• What is being asked
Each line from the top of the listing through the one holding "title = '1992 total costs 2230 mln D\u0192'" should be restated word for word, with nothing added and no pictures.
— BEGIN —
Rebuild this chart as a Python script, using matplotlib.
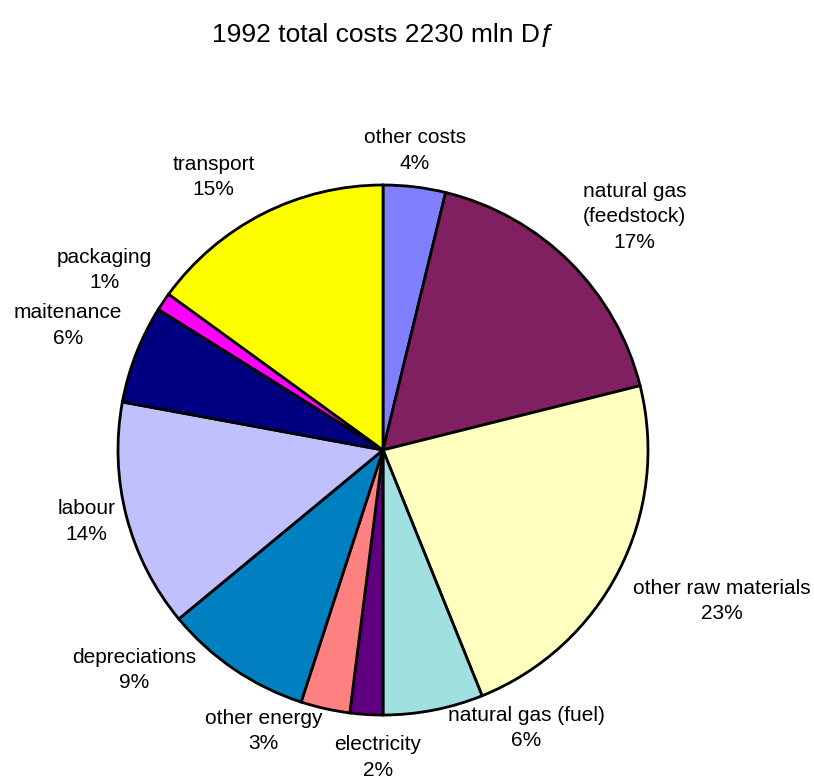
import matplotlib
matplotlib.use("Agg")
import matplotlib.pyplot as plt

plt.rcParams['font.family'] = ['Liberation Sans', 'DejaVu Sans']

# Cost shares 1992 (percent of total), clockwise from 12 o'clock
categories = ['other costs', 'natural gas\n(feedstock)', 'other raw materials',
              'natural gas (fuel)', 'electricity', 'other energy', 'depreciations',
              'labour', 'maitenance', 'packaging', 'transport']
shares = [3.8, 17.3, 22.8, 6.1, 2.0, 3.0, 9.0, 13.9, 6.0, 1.1, 15.0]
colors = ['#8080ff', '#802060', '#ffffc0', '#a0e0e0', '#600080', '#ff8080',
          '#0080c0', '#c0c0ff', '#000080', '#ff00ff', '#ffff00']
title = '1992 total costs 2230 mln D\u0192'

# label block centres, in pie-radius units relative to the centre
label_pos = [(0.12, 1.13), (0.95, 0.88), (1.28, -0.57), (0.54, -1.05),
             (-0.02, -1.16), (-0.45, -1.06), (-0.94, -0.83), (-1.12, -0.27),
             (-1.19, 0.47), (-1.05, 0.68), (-0.64, 1.03)]

fig = plt.figure(figsize=(8.14, 7.78), dpi=100)
ax = fig.add_axes([0, 0, 1, 1])

wedges, _ = ax.pie(shares, colors=colors, startangle=90, counterclock=False,
                   radius=1.0, wedgeprops=dict(edgecolor='black', linewidth=2.0))

for name, val, (x, y) in zip(categories, shares, label_pos):
    ax.text(x, y, '%s\n%d%%' % (name, round(val)), ha='center', va='center',
            fontsize=15, linespacing=1.42)

ax.text(0, 1.566, title, ha='center', va='center', fontsize=19)

R = 265.0
ax.set_xlim(-383 / R, (814 - 383) / R)
ax.set_ylim(-(778 - 450) / R, 450 / R)
ax.set_aspect('auto')
ax.axis('off')

fig.savefig('out.png', dpi=100)
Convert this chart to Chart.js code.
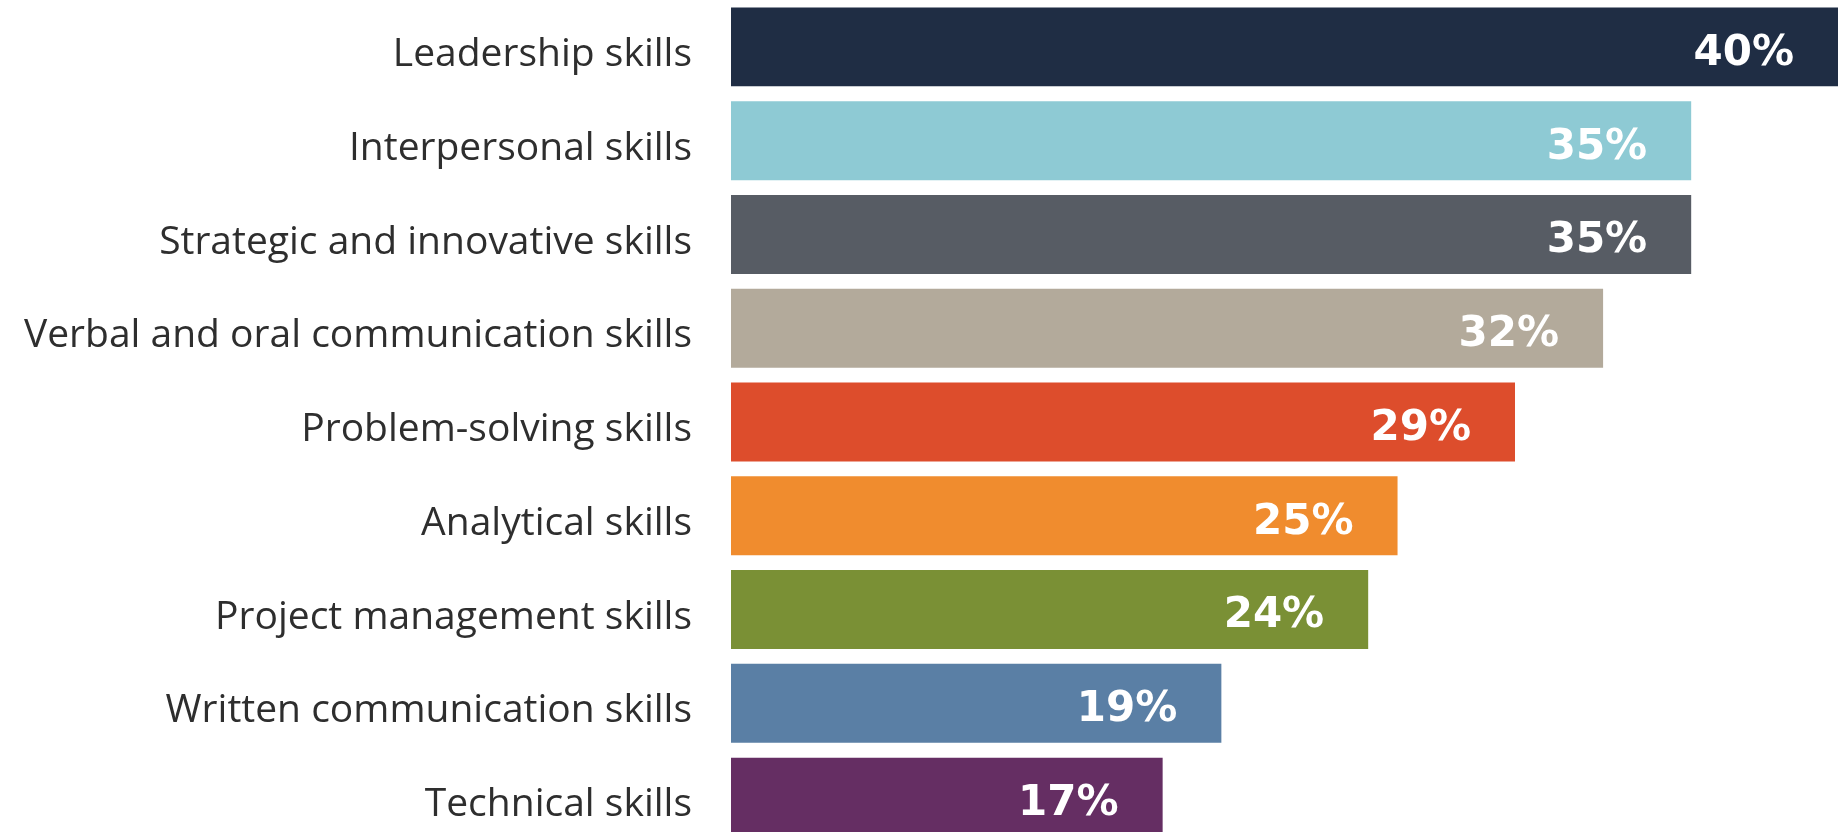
— END —
• Task output
Rebuild this chart as a Python script, using matplotlib.
import matplotlib
matplotlib.use("Agg")
import matplotlib.pyplot as plt

plt.rcParams['font.family'] = ['Liberation Sans', 'DejaVu Sans']

# Cost shares 1992 (percent of total), clockwise from 12 o'clock
categories = ['other costs', 'natural gas\n(feedstock)', 'other raw materials',
              'natural gas (fuel)', 'electricity', 'other energy', 'depreciations',
              'labour', 'maitenance', 'packaging', 'transport']
shares = [3.8, 17.3, 22.8, 6.1, 2.0, 3.0, 9.0, 13.9, 6.0, 1.1, 15.0]
colors = ['#8080ff', '#802060', '#ffffc0', '#a0e0e0', '#600080', '#ff8080',
          '#0080c0', '#c0c0ff', '#000080', '#ff00ff', '#ffff00']
title = '1992 total costs 2230 mln D\u0192'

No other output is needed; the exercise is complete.